A obrigação de definir o valor mínimo dos danos na sentença penal condenatória tem previsão no Código de Processo Penal desde 2011, contudo, em se tratando de crime envolvendo violência doméstica e familiar contra a mulher, a definição desses danos é mais ampla, pois inclui a lesão extrapatrimonial, ou seja, aquela que afeta os direitos da personalidade da mulher, conforme posição consolidada do Superior Tribunal de Justiça e do próprio Tribunal de Justiça de Mato Grosso do Sul.
Leia a íntegra na Lei nº 13.871, de 17 de setembro de 2019.
Altera a Lei nº 11.340, de 7 de agosto de 2006 (Lei Maria da Penha), para dispor sobre a responsabilidade do agressor pelo ressarcimento dos custos relacionados aos serviços de saúde prestados pelo Sistema Único de Saúde (SUS) às vítimas de violência doméstica e familiar e aos dispositivos de segurança por elas utilizados.
O PRESIDENTE DA REPÚBLICA Faço saber que o Congresso Nacional decreta e eu sanciono a seguinte Lei:
Artigo único. O art. 9º da lei nº 11.340/2006 (Lei Maria da Penha), passa a vigorar acrescido dos seguintes §§ 4º, 5º e 6º:
“Art. 9º ..................................................................................................................

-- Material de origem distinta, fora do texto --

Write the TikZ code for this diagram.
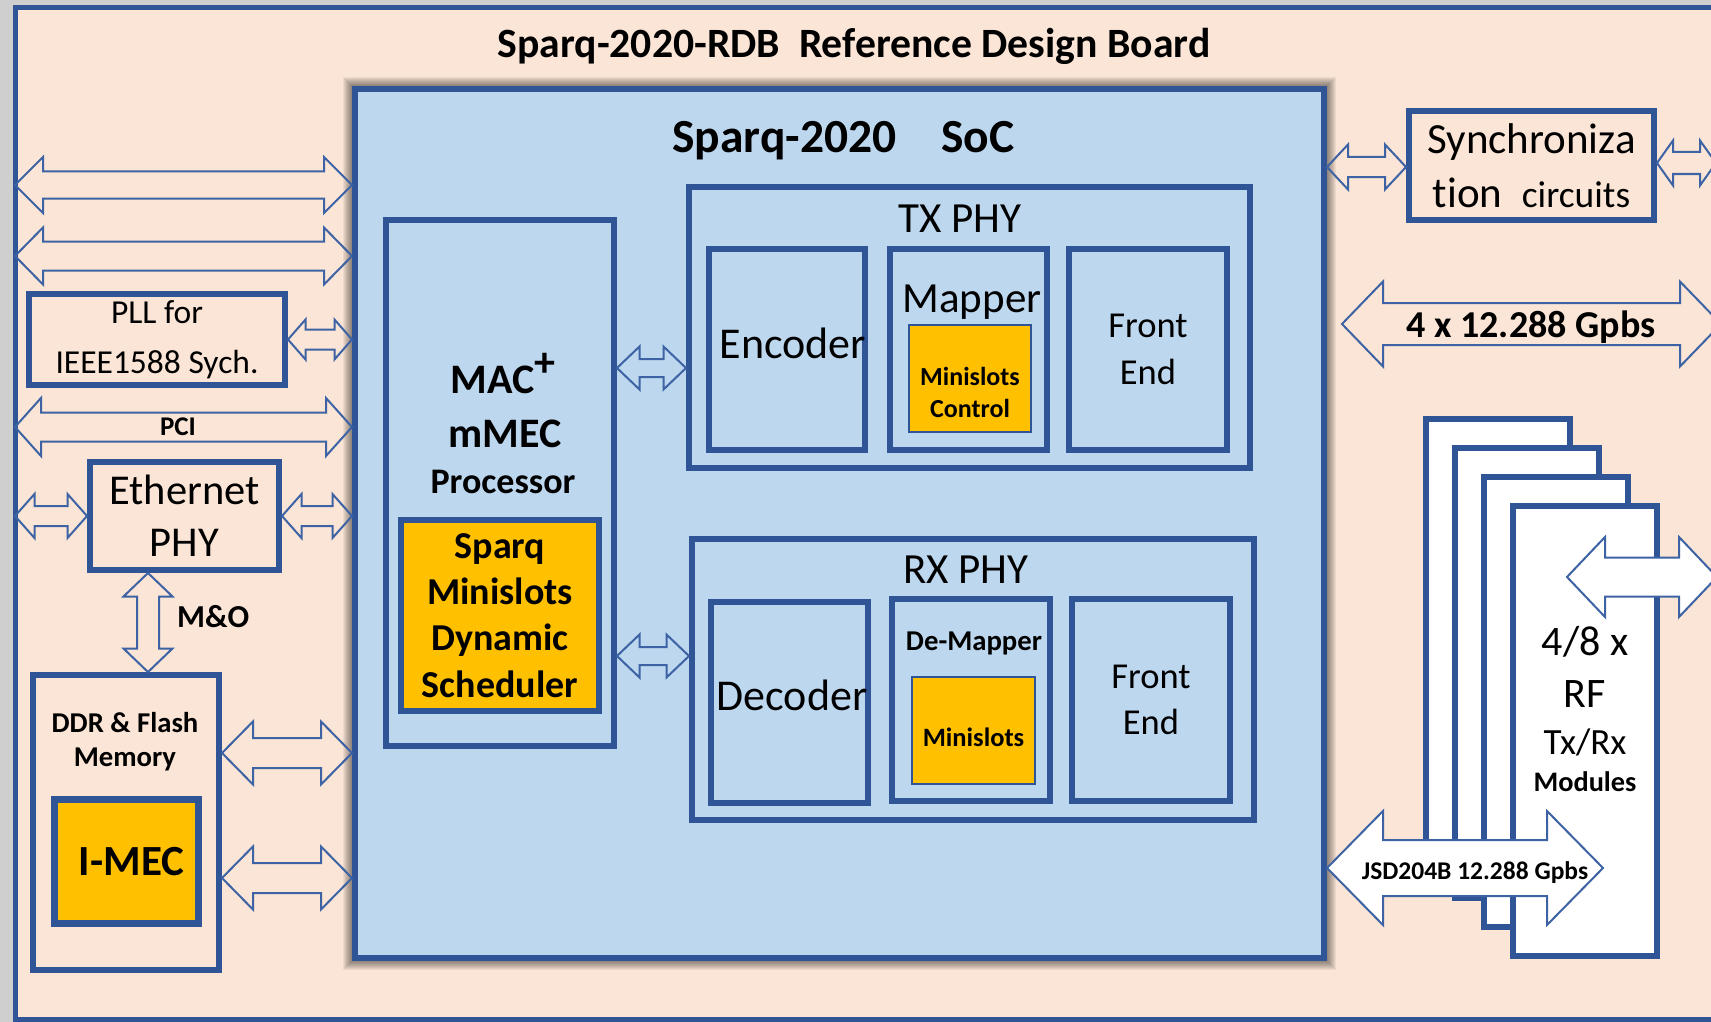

§ 4º - Aquele que, por ação ou omissão, causar lesão, violência física, sexual ou psicológica e dano moral ou patrimonial a mulher fica obrigado a ressarcir todos os danos causados, inclusive ressarcir ao Sistema Único de Saúde (SUS), de acordo com a tabela SUS, os custos relativos aos serviços de saúde prestados para o total tratamento das vítimas em situação de violência doméstica e familiar, recolhidos os recursos assim arrecadados ao Fundo de Saúde do ente federado responsável pelas unidades de saúde que prestarem os serviços.
§ 5º - Os dispositivos de segurança destinados ao uso em caso de perigo iminente e disponibilizados para o monitoramento das vítimas de violência doméstica ou familiar amparadas por medidas protetivas terão seus custos ressarcidos pelo agressor.
§ 6º - O ressarcimento de que tratam os §§ 4º e 5º deste artigo não poderá importar ônus de qualquer natureza ao patrimônio da mulher e dos seus dependentes, nem configurar atenuante ou ensejar possibilidade de substituição da pena aplicada.